Migration, Temporality and Sexuality in India
Thursday October 29th, 6pm, Klein Conference Room, A510
66 West 12th Street, New York City.
Over the past decade, a sea change has occurred in discourses of sexuality throughout the Global South. In this presentation, I review this set of changes in South Asia, by focusing on sex worker, transgender and queer politics as they have unfolded in Indian cities. These transformations may ostensibly be read through the rubric of modernity, in that, if sex workers have been subject to ‘temporal distancing’ through erasure, then gay and transgender rights are increasingly framed as signs of the times.
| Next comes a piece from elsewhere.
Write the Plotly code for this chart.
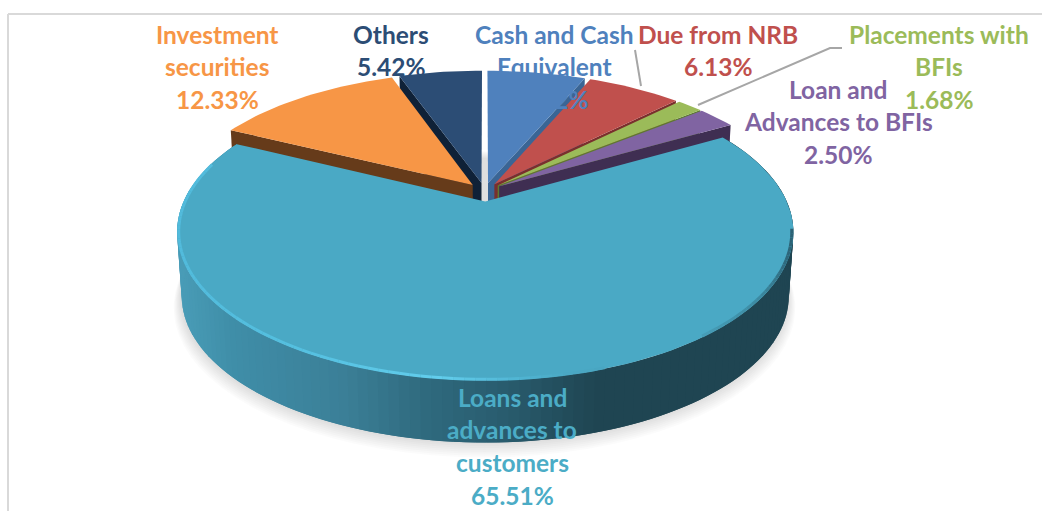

The rising discursive legibility of gay, lesbian and transgender subjects, in particular, has been acute in the wake of a stalled national campaign to decriminalize “unnatural sexual practices,” a phrase that has been interpreted to mean ‘sodomy’ and criminalizes consensual same-sex sexual contact between adults. Here, I suggest that, while the rubrics of modernity and its Other are useful for understanding the new juridical and other discursive regimes of sexuality being produced in South Asia, these rubrics must, in their turn, be read through the twinned lenses of migration and temporality. My argument takes up Benjamin’s assertion in his essay on translation, that “In the final analysis, the range of life must be determined by history rather than by nature, least of all by such tenuous factors as sensation and soul.” I contend that, by considering the question of modernity alone, the discourse of sexuality has risked being read as biologized constraint. Countermanding this propensity requires concomitant attention to a materialist history of sexuality, and specifically to how, where and why discourses of sexuality have moved, and to what effect.–
Svati P. Shah is an associate professor of Women’s, Gender and Sexuality studies at the University of Massachusetts, Amherst. Previously, she was awarded a postdoctoral fellowship in Sexuality studies at Duke University, and had served as visiting assistant professor at Wellesley College and New York University. She has spoken about her work extensively in the U.S., India, Europe, and South Africa. Dr. Shah earned a PhD in 2006 from Columbia University’s joint doctoral program in anthropology and public health; she also holds an MPH from Emory University. Dr. Shah has taught sexuality studies and feminist studies in her courses, and in workshops and short-term courses taught internationally. Dr. Shah’s has published work on a range of topics that explore the intersections of urbanization, sexuality, migration and political economy. Her research has examined these intersections ethnographically, through studies of sexual commerce and LGBTQ politics in India. Dr. Shah also works with a number of charitable foundations and community based organizations, both in the U.S. and in India. Her ethnographic monograph entitled Street Corner Secrets: Sex, Work and Migration in the City of Mumbai was published by Duke University Press in 2014. Her new three new projects examine the relationship between climate justice movements and trade unions, the intersections of sexuality politics and land rights movements in India, and pedagogical questions that derive from theorizing sexuality in the non-Western world. She is one of Zimm’s visiting scholars for 2015-2016.